You're not wrong, but IMHO the proper place for that sort of optimization is inside the dictionary class/module/whatever. It knows why the optimization is there and the conditions under which it makes sense.
For application code it's probably better to express clearly what you're trying to do, in this case keyed lookup. Throwing in a linear search at that level isn't just dangerous, it's potentially confusing to people reading the code later.
Depends. Sometimes the key isn't easily hash or comparable. For example, I know of a few case where the keys looks something like "if (a > b and c < d) or (a < b and d == b)".
Now, that doesn't mean you can't hash a, b, c, and d.

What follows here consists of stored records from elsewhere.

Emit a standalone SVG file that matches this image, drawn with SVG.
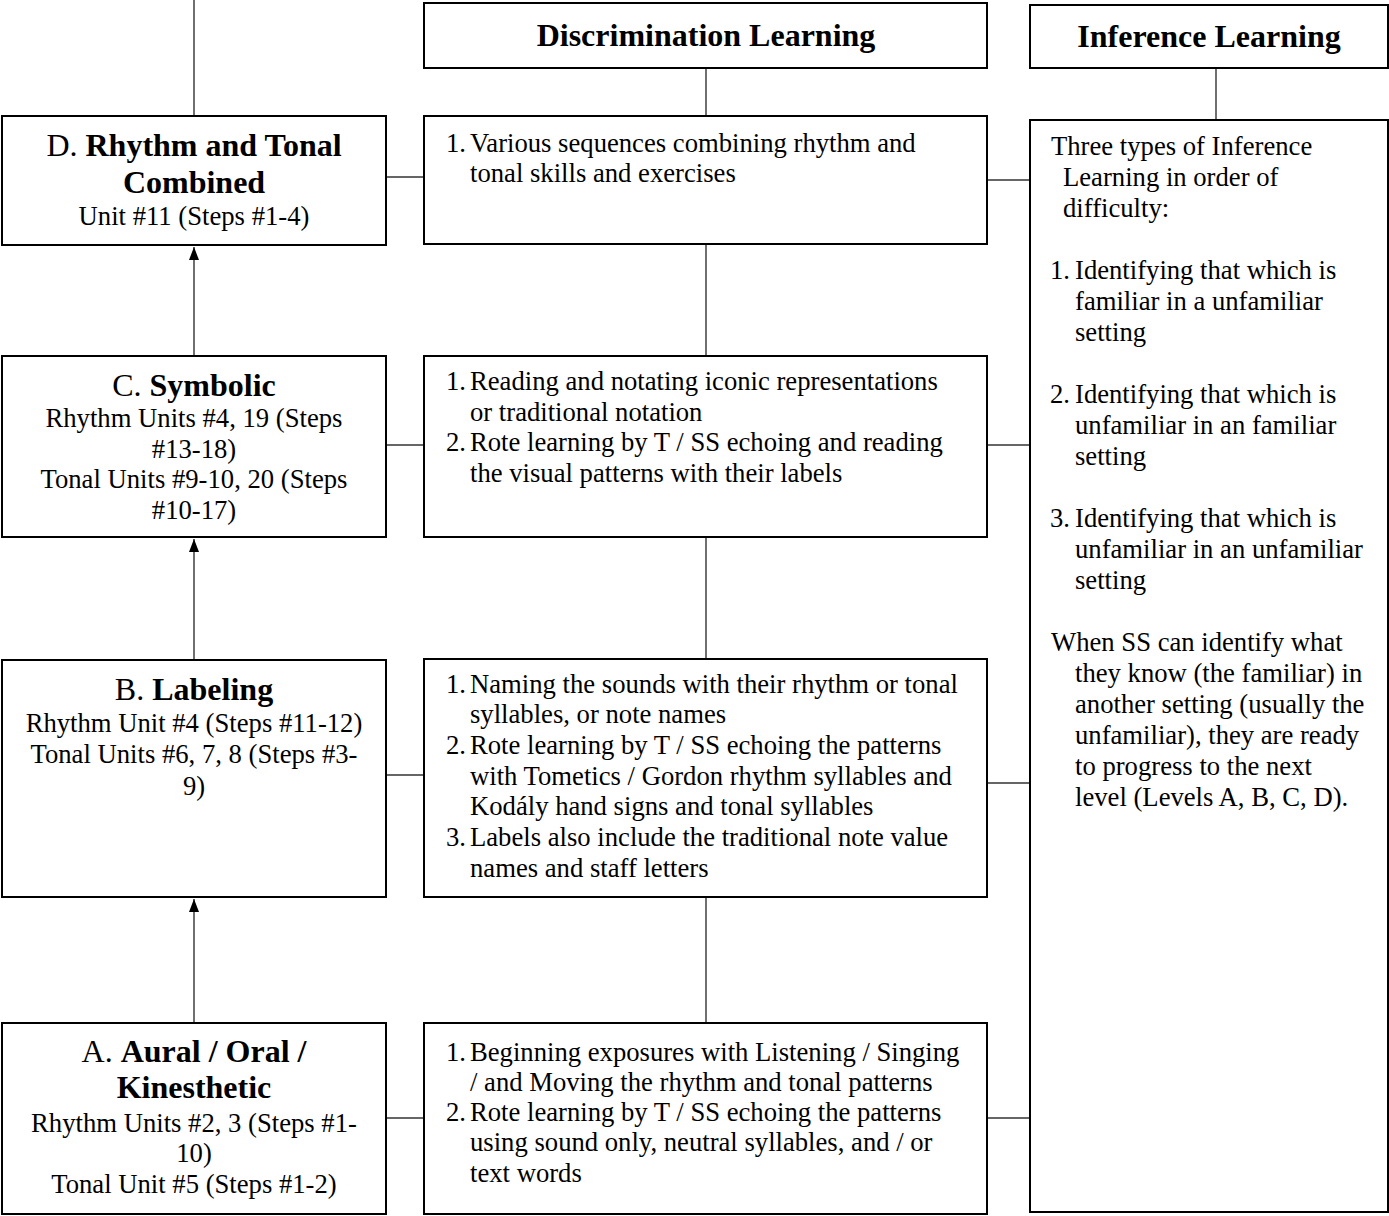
<svg xmlns="http://www.w3.org/2000/svg" width="1389" height="1216" viewBox="0 0 1389 1216">
<style>
.box{fill:#fff;stroke:#000;stroke-width:2}
.ln{stroke:#333;stroke-width:1.4;fill:none}
text{font-family:"Liberation Serif","Times New Roman",serif;fill:#000}
.t{font-size:26.67px}
.c{text-anchor:middle}
.h{font-size:32px;font-weight:bold}
.hb{font-size:32px}
.b{font-weight:bold}
</style>
<defs>
<marker id="ah" markerWidth="13" markerHeight="10" refX="13" refY="5" orient="auto" markerUnits="userSpaceOnUse" viewBox="0 0 13 10">
<path d="M0,0 L13,5 L0,10 Z" fill="#000"/>
</marker>
</defs>
<g id="connectors">
<line class="ln" x1="194" y1="0" x2="194" y2="116"/>
<line class="ln" x1="194" y1="356" x2="194" y2="247" marker-end="url(#ah)"/>
<line class="ln" x1="194" y1="660" x2="194" y2="539" marker-end="url(#ah)"/>
<line class="ln" x1="194" y1="1023" x2="194" y2="899" marker-end="url(#ah)"/>
<line class="ln" x1="706" y1="68" x2="706" y2="116"/>
<line class="ln" x1="706" y1="244" x2="706" y2="356"/>
<line class="ln" x1="706" y1="537" x2="706" y2="659"/>
<line class="ln" x1="706" y1="897" x2="706" y2="1023"/>
<line class="ln" x1="1216" y1="68" x2="1216" y2="120"/>
<line class="ln" x1="386" y1="177" x2="424" y2="177"/>
<line class="ln" x1="386" y1="445" x2="424" y2="445"/>
<line class="ln" x1="386" y1="775" x2="424" y2="775"/>
<line class="ln" x1="386" y1="1118" x2="424" y2="1118"/>
<line class="ln" x1="987" y1="180" x2="1030" y2="180"/>
<line class="ln" x1="987" y1="445" x2="1030" y2="445"/>
<line class="ln" x1="987" y1="783" x2="1030" y2="783"/>
<line class="ln" x1="987" y1="1118" x2="1030" y2="1118"/>
</g>
<g id="hdr-discrimination">
<rect class="box" x="424" y="3" width="563" height="65"/>
<text class="h c" x="706" y="46">Discrimination Learning</text>
</g>
<g id="hdr-inference">
<rect class="box" x="1030" y="5" width="358" height="63"/>
<text class="h c" x="1209" y="47">Inference Learning</text>
</g>
<g id="level-d">
<rect class="box" x="2" y="116" width="384" height="129"/>
<text class="hb c" x="194" y="156">D. <tspan class="b">Rhythm and Tonal</tspan></text>
<text class="h c" x="194" y="193">Combined</text>
<text class="t c" x="194" y="225">Unit #11 (Steps #1-4)</text>
</g>
<g id="level-c">
<rect class="box" x="2" y="356" width="384" height="181"/>
<text class="hb c" x="194" y="396">C. <tspan class="b">Symbolic</tspan></text>
<text class="t c" x="194" y="427">Rhythm Units #4, 19 (Steps</text>
<text class="t c" x="194" y="458">#13-18)</text>
<text class="t c" x="194" y="488">Tonal Units #9-10, 20 (Steps</text>
<text class="t c" x="194" y="519">#10-17)</text>
</g>
<g id="level-b">
<rect class="box" x="2" y="660" width="384" height="237"/>
<text class="hb c" x="194" y="700">B. <tspan class="b">Labeling</tspan></text>
<text class="t c" x="194" y="732">Rhythm Unit #4 (Steps #11-12)</text>
<text class="t c" x="194" y="763">Tonal Units #6, 7, 8 (Steps #3-</text>
<text class="t c" x="194" y="795">9)</text>
</g>
<g id="level-a">
<rect class="box" x="2" y="1023" width="384" height="191"/>
<text class="hb c" x="194" y="1062">A. <tspan class="b">Aural / Oral /</tspan></text>
<text class="h c" x="194" y="1098">Kinesthetic</text>
<text class="t c" x="194" y="1132">Rhythm Units #2, 3 (Steps #1-</text>
<text class="t c" x="194" y="1162">10)</text>
<text class="t c" x="194" y="1193">Tonal Unit #5 (Steps #1-2)</text>
</g>
<g id="disc-d">
<rect class="box" x="424" y="116" width="563" height="128"/>
<text class="t" x="446" y="152">1.</text>
<text class="t" x="470" y="152">Various sequences combining rhythm and</text>
<text class="t" x="470" y="182">tonal skills and exercises</text>
</g>
<g id="disc-c">
<rect class="box" x="424" y="356" width="563" height="181"/>
<text class="t" x="446" y="390">1.</text>
<text class="t" x="470" y="390">Reading and notating iconic representations</text>
<text class="t" x="470" y="421">or traditional notation</text>
<text class="t" x="446" y="451">2.</text>
<text class="t" x="470" y="451">Rote learning by T / SS echoing and reading</text>
<text class="t" x="470" y="482">the visual patterns with their labels</text>
</g>
<g id="disc-b">
<rect class="box" x="424" y="659" width="563" height="238"/>
<text class="t" x="446" y="693">1.</text>
<text class="t" x="470" y="693">Naming the sounds with their rhythm or tonal</text>
<text class="t" x="470" y="723">syllables, or note names</text>
<text class="t" x="446" y="754">2.</text>
<text class="t" x="470" y="754">Rote learning by T / SS echoing the patterns</text>
<text class="t" x="470" y="785">with Tometics / Gordon rhythm syllables and</text>
<text class="t" x="470" y="815">Kodály hand signs and tonal syllables</text>
<text class="t" x="446" y="846">3.</text>
<text class="t" x="470" y="846">Labels also include the traditional note value</text>
<text class="t" x="470" y="877">names and staff letters</text>
</g>
<g id="disc-a">
<rect class="box" x="424" y="1023" width="563" height="191"/>
<text class="t" x="446" y="1061">1.</text>
<text class="t" x="470" y="1061">Beginning exposures with Listening / Singing</text>
<text class="t" x="470" y="1091">/ and Moving the rhythm and tonal patterns</text>
<text class="t" x="446" y="1121">2.</text>
<text class="t" x="470" y="1121">Rote learning by T / SS echoing the patterns</text>
<text class="t" x="470" y="1151">using sound only, neutral syllables, and / or</text>
<text class="t" x="470" y="1182">text words</text>
</g>
<g id="inference">
<rect class="box" x="1030" y="120" width="358" height="1092"/>
<text class="t" x="1051" y="155">Three types of Inference</text>
<text class="t" x="1063" y="186">Learning in order of</text>
<text class="t" x="1063" y="217">difficulty:</text>
<text class="t" x="1050" y="279">1.</text>
<text class="t" x="1075" y="279">Identifying that which is</text>
<text class="t" x="1075" y="310">familiar in a unfamiliar</text>
<text class="t" x="1075" y="341">setting</text>
<text class="t" x="1050" y="403">2.</text>
<text class="t" x="1075" y="403">Identifying that which is</text>
<text class="t" x="1075" y="434">unfamiliar in an familiar</text>
<text class="t" x="1075" y="465">setting</text>
<text class="t" x="1050" y="527">3.</text>
<text class="t" x="1075" y="527">Identifying that which is</text>
<text class="t" x="1075" y="558">unfamiliar in an unfamiliar</text>
<text class="t" x="1075" y="589">setting</text>
<text class="t" x="1051" y="651">When SS can identify what</text>
<text class="t" x="1075" y="682">they know (the familiar) in</text>
<text class="t" x="1075" y="713">another setting (usually the</text>
<text class="t" x="1075" y="744">unfamiliar), they are ready</text>
<text class="t" x="1075" y="775">to progress to the next</text>
<text class="t" x="1075" y="806">level (Levels A, B, C, D).</text>
</g>
</svg>
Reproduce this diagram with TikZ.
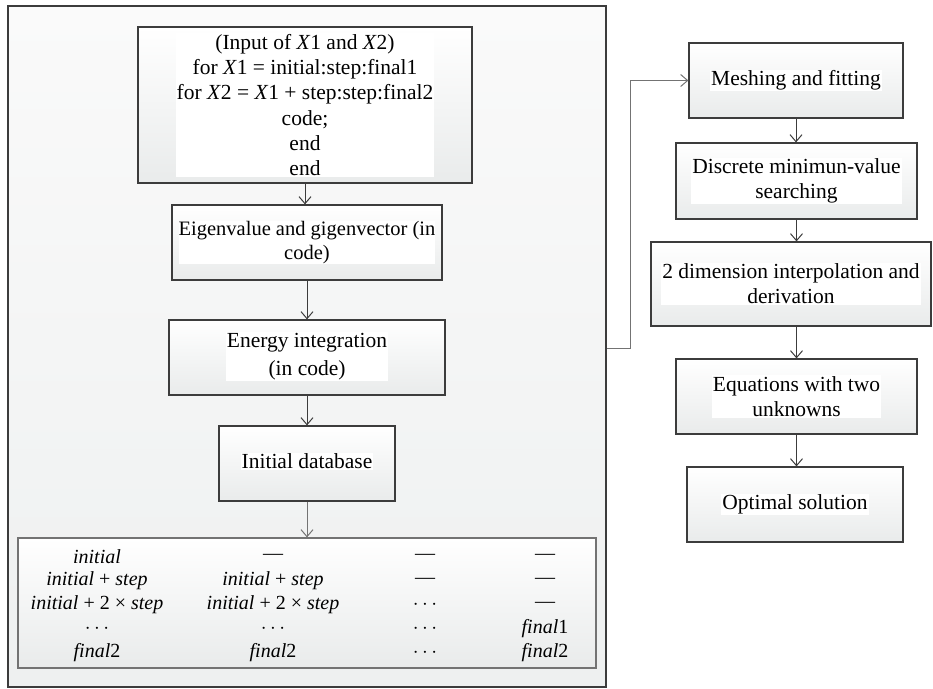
\documentclass[tikz,border=0pt]{standalone}
\usepackage{fontspec}
\setmainfont{Liberation Serif}
\usetikzlibrary{arrows.meta,calc}
\definecolor{linec}{HTML}{3C3C3C}
\definecolor{grayc}{HTML}{737373}
\definecolor{boxbot}{HTML}{E9EBEB}
\definecolor{frtop}{HTML}{FAFAFA}
\definecolor{frbot}{HTML}{EEF0F0}
\tikzset{
  box/.style={draw=linec, line width=1.2pt, top color=white, bottom color=boxbot, inner sep=0pt},
  txt/.style={fill=white, inner sep=1pt, align=center, font=\fontsize{21.5}{25.2}\selectfont, text=black},
  cell/.style={inner sep=0pt, font=\fontsize{20}{23}\selectfont},
  arr/.style={draw=linec, line width=1pt, -{Straight Barb[length=7pt,width=12pt,line width=1pt]}},
  garr/.style={draw=grayc, line width=1pt, -{Straight Barb[length=7pt,width=12pt,line width=1pt]}},
}
\begin{document}
\begin{tikzpicture}[x=1pt,y=-1pt]
\useasboundingbox (0,0) rectangle (933,688);
% outer frame
\node[draw=linec, line width=1.3pt, top color=frtop, bottom color=frbot, inner sep=0pt,
  minimum width=598pt, minimum height=681pt] (frame) at (307,346.5) {};
% left column
\node[box, minimum width=334pt, minimum height=156pt] (b1) at (305,105) {};
\node[txt] (t1) at (b1) {(Input of \textit{X}1 and \textit{X}2)\\ for \textit{X}1 = initial:step:final1\\ for \textit{X}2 = \textit{X}1 + step:step:final2\\ code;\\ end\\ end};
\node[box, minimum width=270pt, minimum height=75pt] (b2) at (307,242.5) {};
\node[txt, inner sep=0pt, font=\fontsize{20.5}{24.5}\selectfont] (t2) at (b2) {Eigenvalue and gigenvector (in\\ code)};
\node[box, minimum width=276pt, minimum height=75pt] (b3) at (307,357.5) {};
\node[txt] (t3) at ($(b3)+(0,-1)$) {Energy integration\\[3pt] (in code)};
\node[box, minimum width=176pt, minimum height=75pt] (b4) at (307,463.5) {};
\node[txt] (t4) at ($(b4)+(0,-2)$) {Initial database};
\node[draw=grayc, line width=1.2pt, top color=white, bottom color=boxbot, inner sep=0pt,
  minimum width=578pt, minimum height=130pt] (tbl) at (307,603) {};
% table entries
\node[cell] (r1c1) at (97,557) {\textit{initial}};
\node[cell] (r1c2) at (273,557) {—};
\node[cell] (r1c3) at (425,557) {—};
\node[cell] (r1c4) at (545,557) {—};
\node[cell] (r2c1) at (97,581) {\textit{initial} + \textit{step}};
\node[cell] (r2c2) at (273,581) {\textit{initial} + \textit{step}};
\node[cell] (r2c3) at (425,581) {—};
\node[cell] (r2c4) at (545,581) {—};
\node[cell] (r3c1) at (97,604.5) {\textit{initial} + 2 × \textit{step}};
\node[cell] (r3c2) at (273,604.5) {\textit{initial} + 2 × \textit{step}};
\node[cell] (r3c3) at (425,605) {$\cdots$};
\node[cell] (r3c4) at (545,605) {—};
\node[cell] (r4c1) at (97,629) {$\cdots$};
\node[cell] (r4c2) at (273,629) {$\cdots$};
\node[cell] (r4c3) at (425,629) {$\cdots$};
\node[cell] (r4c4) at (545,629) {\textit{final}1};
\node[cell] (r5c1) at (97,653) {\textit{final}2};
\node[cell] (r5c2) at (273,653) {\textit{final}2};
\node[cell] (r5c3) at (425,653) {$\cdots$};
\node[cell] (r5c4) at (545,653) {\textit{final}2};
% right column
\node[box, minimum width=214pt, minimum height=75pt] (m1) at (796,80.5) {};
\node[txt] (s1) at (m1) {Meshing and fitting};
\node[box, minimum width=241pt, minimum height=76pt] (m2) at (796.5,181) {};
\node[txt] (s2) at (m2) {Discrete minimun-value\\ searching};
\node[box, minimum width=280pt, minimum height=84pt] (m3) at (791,284) {};
\node[txt] (s3) at (m3) {2 dimension interpolation and\\ derivation};
\node[box, minimum width=241pt, minimum height=75pt] (m4) at (796.5,396.5) {};
\node[txt] (s4) at (m4) {Equations with two\\ unknowns};
\node[box, minimum width=216pt, minimum height=75pt] (m5) at (795,504.5) {};
\node[txt] (s5) at (m5) {Optimal solution};
% arrows
\draw[arr] (b1.south) -- (b1.south |- b2.north);
\draw[arr] (b2.south) -- (b2.south |- b3.north);
\draw[arr] (b3.south) -- (b3.south |- b4.north);
\draw[garr] (b4.south) -- (b4.south |- tbl.north);
\draw[arr] (m1.south) -- (m1.south |- m2.north);
\draw[arr] (m2.south) -- (m2.south |- m3.north);
\draw[arr] (m2.south |- m3.south) -- (m2.south |- m4.north);
\draw[arr] (m4.south) -- (m4.south |- m5.north);
\coordinate (c1) at (630,348);
\draw[garr] (frame.east |- c1) -- (c1) |- (m1.west);
\end{tikzpicture}
\end{document}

It just means that the logic around doing the lookups is nontrivial.
When you are talking about < 100 elements, sometimes the consideration is "Welp, this is < 100, so lets just n^2 it".
I'm confused what the variables are in this example—what's already in the container vs. what is being looked up. If we conceptually don't even have a proper mapping to begin with, then it doesn't make sense to ask whether it's hashable or comparable or not in the first place. If we do—then what is the "key" in this example?
Let me preface this by saying I work in finance and rules are weird.
This comes up frequently when looking for fuzzy "duplicates".
For example, sometimes you get data from 2 sources, one will send it through with 0.01 precision. Another will send it through with 0.001 precision. You can't hash or compare that.
Things get more tricky when different finance institutes used different terms for the same entity.
That doesn't mean you can't avoid n^2 duplicate searches. It just means you have to be smart about how you group things.
Right, so you have an application where you don't genuinely have a dictionary -- e.g., inserting items in a different order can result in a very different outcome even when all the keys are distinct, or even worse, inserting two keys and then removing a third can give entirely different results depending on the order in which you inserted the first two. (Or other arbitrary things depending on your application.) That can of course come up; it's just been quite confusing for me to see a fuzzy search scenario like this presented as a counterexample when (at least to me) the discussion seemed to be about proper mappings.
For application code it's probably better to express clearly what you're trying to do, in this case keyed lookup. Throwing in a linear search at that level isn't just dangerous, it's potentially confusing to people reading the code later.